• **What the exercise asks**:
Produce a word-for-word copy of the listing below without its pictures.
—————
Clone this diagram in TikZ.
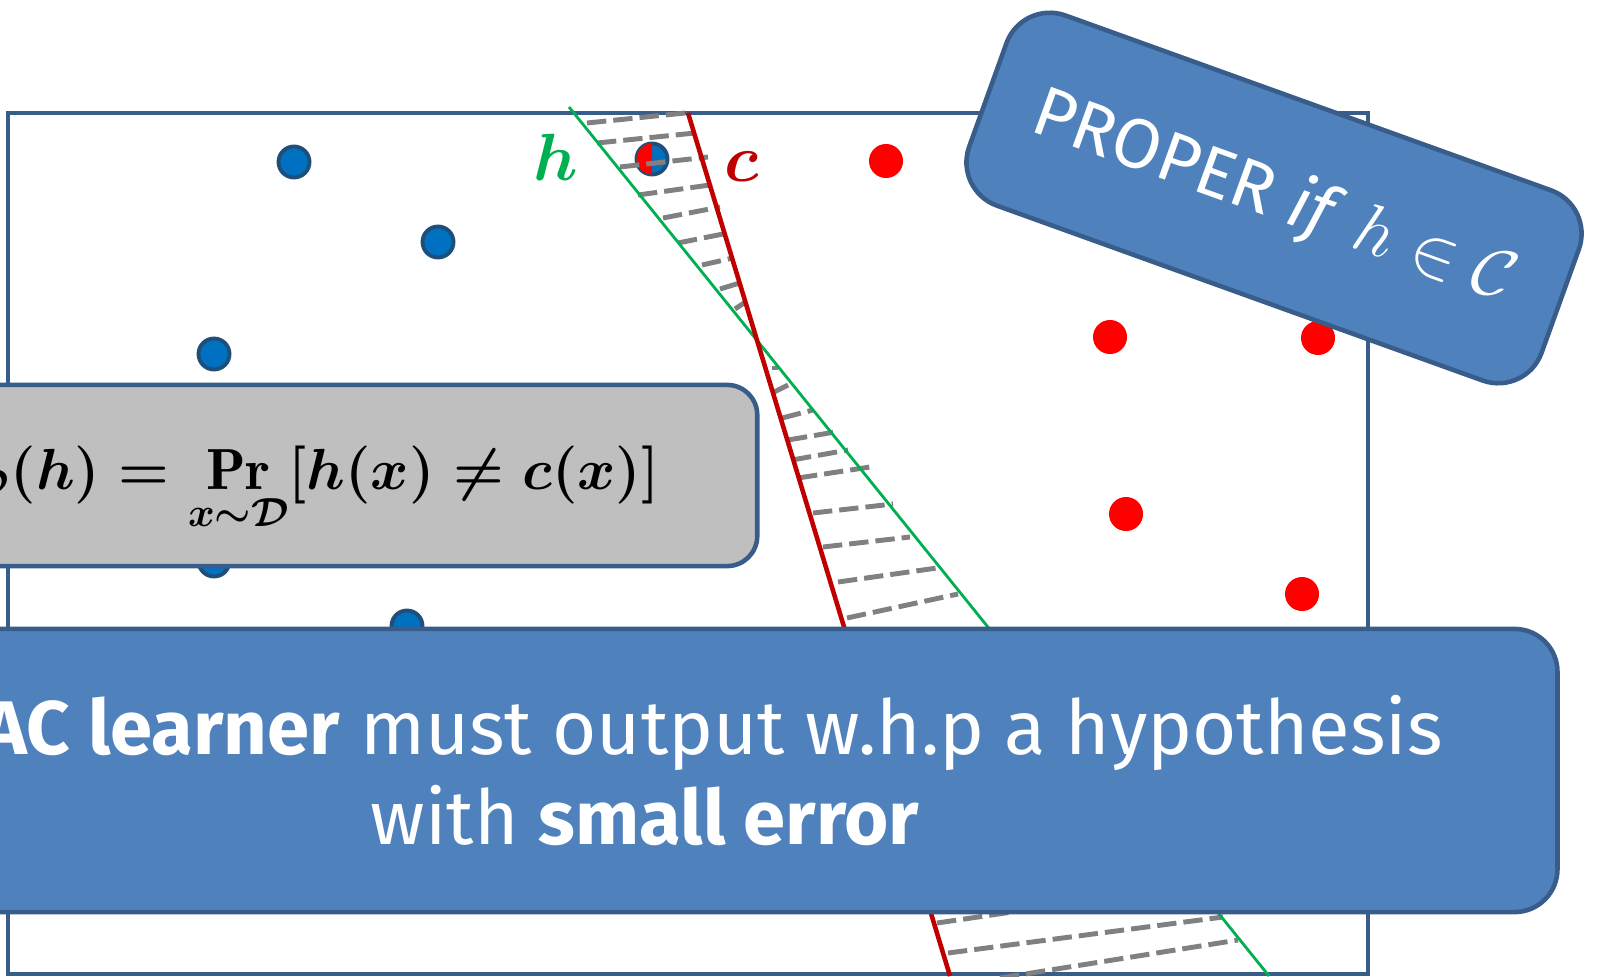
\RequirePackage{fix-cm}
\documentclass[tikz,border=0pt]{standalone}
\usepackage{amsmath}
\usepackage{amssymb}
\usepackage{graphicx}
\usepackage{fontspec}
\newfontfamily\handfont{Fira Sans}
\usepackage{tikz}
\usetikzlibrary{positioning}
\definecolor{boxBlue}{HTML}{4F81BD}
\definecolor{edgeBlue}{HTML}{385D8A}
\definecolor{dotBlue}{HTML}{0070C0}
\definecolor{dotRing}{HTML}{1F4E79}
\definecolor{boxGray}{HTML}{BFBFBF}
\definecolor{hGreen}{HTML}{00B050}
\definecolor{cRed}{HTML}{C00000}
\definecolor{hatchGray}{HTML}{808080}

\begin{document}
\begin{tikzpicture}[x=0.01cm,y=-0.01cm,
  bluedot/.style={circle,fill=dotBlue,draw=dotRing,line width=1.1pt,minimum size=0.31cm,inner sep=0pt},
  reddot/.style={circle,fill=red,minimum size=0.34cm,inner sep=0pt},
  hatch/.style={hatchGray,line width=1.4pt,dash pattern=on 5.5pt off 2pt},
  panel/.style={draw=edgeBlue,line width=1.3pt,inner sep=0pt},
  handtext/.style={text=white,font=\handfont\fontsize{21.6}{25}\selectfont,anchor=base}]
  \useasboundingbox (0,0) rectangle (1598,976);
  \clip (0,0) rectangle (1598,976);
  \draw[edgeBlue,line width=1.1pt] (8,113) rectangle (1368,974);
  \foreach \px/\py [count=\i] in {294/162,438/242,214/354,214/561,407/626}
    \node[bluedot] (blue\i) at (\px,\py) {};
  \foreach \px/\py [count=\i] in {886/161,1110/337,1318/338,1126/514,1302/594}
    \node[reddot] (red\i) at (\px,\py) {};
  \node[bluedot] (mixdot) at (652,159) {};
  \begin{scope}
    \clip (630,130) rectangle (652,190);
    \fill[red] (mixdot.center) circle (15.5);
  \end{scope}
  \foreach \ax/\ay/\bx/\by in {587/123/685/113,597/143/695/133,620/167/708/157,
      638/195/710/185,663/218/720/207,678/243/723/234,702/265/733/258,
      720/289/743/282,735/309/744/303,772/368/778/368,772/393/788/385,
      782/418/813/410,788/440/835/432,792/460/848/450,798/478/870/467,
      813/513/893/504,823/547/910/537,838/582/937/568,847/618/958/594,
      937/923/1060/905,948/953/1223/917,1000/978/1238/940}
    \draw[hatch] (\ax,\ay) -- (\bx,\by);
  \coordinate (hTop) at (569,107);
  \coordinate (hEnd) at (1269,976);
  \coordinate (cTop) at (688,113);
  \coordinate (cEnd) at (950,976);
  \draw[hGreen,line width=0.8pt] (hTop) -- (hEnd);
  \draw[cRed,line width=1.3pt] (cTop) -- (cEnd);
  \node[text=hGreen,font=\boldmath\fontsize{19}{22}\selectfont,anchor=base] (hlabel) at (556,180) {$h$};
  \node[text=cRed,font=\boldmath\fontsize{19}{22}\selectfont,anchor=base] (clabel) at (742,181) {$c$};
  \node[panel,fill=boxGray,rounded corners=0.3cm,minimum width=8.57cm,minimum height=1.81cm] (errbox) at (328.5,475.5) {};
  \node[font=\boldmath\fontsize{16.5}{20}\selectfont,anchor=base east,inner sep=0pt] (errformula) at (660,489)
    {$\displaystyle \mathrm{err}_{\mathcal{D}}(h) = \Pr_{x\sim\mathcal{D}}[h(x)\neq c(x)]$};
  \node[panel,fill=boxBlue,rounded corners=0.43cm,minimum width=16.57cm,minimum height=2.83cm] (pacbox) at (728.5,770.5) {};
  \node[handtext] (pacline1) at (692,754) {\textbf{PAC learner} must output w.h.p a hypothesis};
  \node[handtext] (pacline2) at (645,844) {with \textbf{small error}};
  \node[panel,fill=boxBlue,rotate=-19.8,rounded corners=0.46cm,minimum width=6.08cm,minimum height=2.02cm,
    text=white,font=\handfont\fontsize{20}{23}\selectfont] (properbox) at (1274,198)
    {PROPER \textit{if} $h\in\mathcal{C}$};
\end{tikzpicture}
\end{document}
—————
• **The solution**:
Clone this diagram in TikZ.
\RequirePackage{fix-cm}
\documentclass[tikz,border=0pt]{standalone}
\usepackage{amsmath}
\usepackage{amssymb}
\usepackage{graphicx}
\usepackage{fontspec}
\newfontfamily\handfont{Fira Sans}
\usepackage{tikz}
\usetikzlibrary{positioning}
\definecolor{boxBlue}{HTML}{4F81BD}
\definecolor{edgeBlue}{HTML}{385D8A}
\definecolor{dotBlue}{HTML}{0070C0}
\definecolor{dotRing}{HTML}{1F4E79}
\definecolor{boxGray}{HTML}{BFBFBF}
\definecolor{hGreen}{HTML}{00B050}
\definecolor{cRed}{HTML}{C00000}
\definecolor{hatchGray}{HTML}{808080}

\begin{document}
\begin{tikzpicture}[x=0.01cm,y=-0.01cm,
  bluedot/.style={circle,fill=dotBlue,draw=dotRing,line width=1.1pt,minimum size=0.31cm,inner sep=0pt},
  reddot/.style={circle,fill=red,minimum size=0.34cm,inner sep=0pt},
  hatch/.style={hatchGray,line width=1.4pt,dash pattern=on 5.5pt off 2pt},
  panel/.style={draw=edgeBlue,line width=1.3pt,inner sep=0pt},
  handtext/.style={text=white,font=\handfont\fontsize{21.6}{25}\selectfont,anchor=base}]
  \useasboundingbox (0,0) rectangle (1598,976);
  \clip (0,0) rectangle (1598,976);
  \draw[edgeBlue,line width=1.1pt] (8,113) rectangle (1368,974);
  \foreach \px/\py [count=\i] in {294/162,438/242,214/354,214/561,407/626}
    \node[bluedot] (blue\i) at (\px,\py) {};
  \foreach \px/\py [count=\i] in {886/161,1110/337,1318/338,1126/514,1302/594}
    \node[reddot] (red\i) at (\px,\py) {};
  \node[bluedot] (mixdot) at (652,159) {};
  \begin{scope}
    \clip (630,130) rectangle (652,190);
    \fill[red] (mixdot.center) circle (15.5);
  \end{scope}
  \foreach \ax/\ay/\bx/\by in {587/123/685/113,597/143/695/133,620/167/708/157,
      638/195/710/185,663/218/720/207,678/243/723/234,702/265/733/258,
      720/289/743/282,735/309/744/303,772/368/778/368,772/393/788/385,
      782/418/813/410,788/440/835/432,792/460/848/450,798/478/870/467,
      813/513/893/504,823/547/910/537,838/582/937/568,847/618/958/594,
      937/923/1060/905,948/953/1223/917,1000/978/1238/940}
    \draw[hatch] (\ax,\ay) -- (\bx,\by);
  \coordinate (hTop) at (569,107);
  \coordinate (hEnd) at (1269,976);
  \coordinate (cTop) at (688,113);
  \coordinate (cEnd) at (950,976);
  \draw[hGreen,line width=0.8pt] (hTop) -- (hEnd);
  \draw[cRed,line width=1.3pt] (cTop) -- (cEnd);
  \node[text=hGreen,font=\boldmath\fontsize{19}{22}\selectfont,anchor=base] (hlabel) at (556,180) {$h$};
  \node[text=cRed,font=\boldmath\fontsize{19}{22}\selectfont,anchor=base] (clabel) at (742,181) {$c$};
  \node[panel,fill=boxGray,rounded corners=0.3cm,minimum width=8.57cm,minimum height=1.81cm] (errbox) at (328.5,475.5) {};
  \node[font=\boldmath\fontsize{16.5}{20}\selectfont,anchor=base east,inner sep=0pt] (errformula) at (660,489)
    {$\displaystyle \mathrm{err}_{\mathcal{D}}(h) = \Pr_{x\sim\mathcal{D}}[h(x)\neq c(x)]$};
  \node[panel,fill=boxBlue,rounded corners=0.43cm,minimum width=16.57cm,minimum height=2.83cm] (pacbox) at (728.5,770.5) {};
  \node[handtext] (pacline1) at (692,754) {\textbf{PAC learner} must output w.h.p a hypothesis};
  \node[handtext] (pacline2) at (645,844) {with \textbf{small error}};
  \node[panel,fill=boxBlue,rotate=-19.8,rounded corners=0.46cm,minimum width=6.08cm,minimum height=2.02cm,
    text=white,font=\handfont\fontsize{20}{23}\selectfont] (properbox) at (1274,198)
    {PROPER \textit{if} $h\in\mathcal{C}$};
\end{tikzpicture}
\end{document}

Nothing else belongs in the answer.